On en vient alors à l'autre point d'intérêt de ce début de manga: son impact graphique,plutôt convaincant dans l'ensemble. Higurashi fait partie de ces sagas horrifiques qui, sur le pur plan visuel, aiment jouer sur le contraste entre l'initiale mignonnerie apparente des designs(oui, vous aurez votre paquet de bouilles adorables), les élans plus flippants qui surgissent de temps à autre dans les expressions faciales folles, et enfin la part plus gore et sanglante qui peut être assez prononcée.

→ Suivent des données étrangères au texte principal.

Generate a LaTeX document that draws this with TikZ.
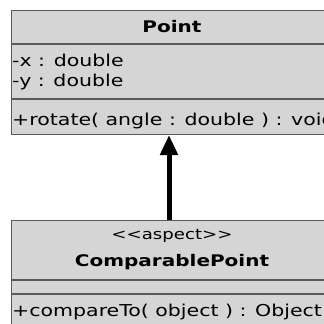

Dans l'ensemble, Tomato Akase, que l'on sent vraiment fan de la saga depuis des années, sait très bien retranscrire chacune de ces facettes graphique de la saga, dans un ensemble assez fluide et intense.
A l'arrivée, on sent que cette version manga va vite dans son déroulement, mais en terme de scénario et surtout d'ambiance l'essentiel est bien là: la version Tomato Akase de Higurashi Gô devrait avoir de quoi facilement tenir en haleine sur ses trois volumes suivants, d'autant plus que les choses sérieuses semblent véritablement se lancer dans les dernières pages, autour d'une jeune fille en particulier qui devra à nouveau se confronter au cruel destin qu'elle tente d'éviter depuis bien longtemps...
Enfin, côté édition, on a droit à une très bonne copie: le papier allie épaisseur, opacité et souplesse, l'impression est plutôt convaincante, la traduction de Mathilde Gaillard-Morisaka est fluide et parfaitement dans le ton de la saga, le lettrage effectué par Maxime-Antoine Lefevre Osorio apparaît propre, les quatre premières pages en couleurs sur papier glacé sont un plus sympathique, et la jaquette reste fidèle à l'originale japonaise tout en se parant d'un vernis sélectif sur le logo-titre.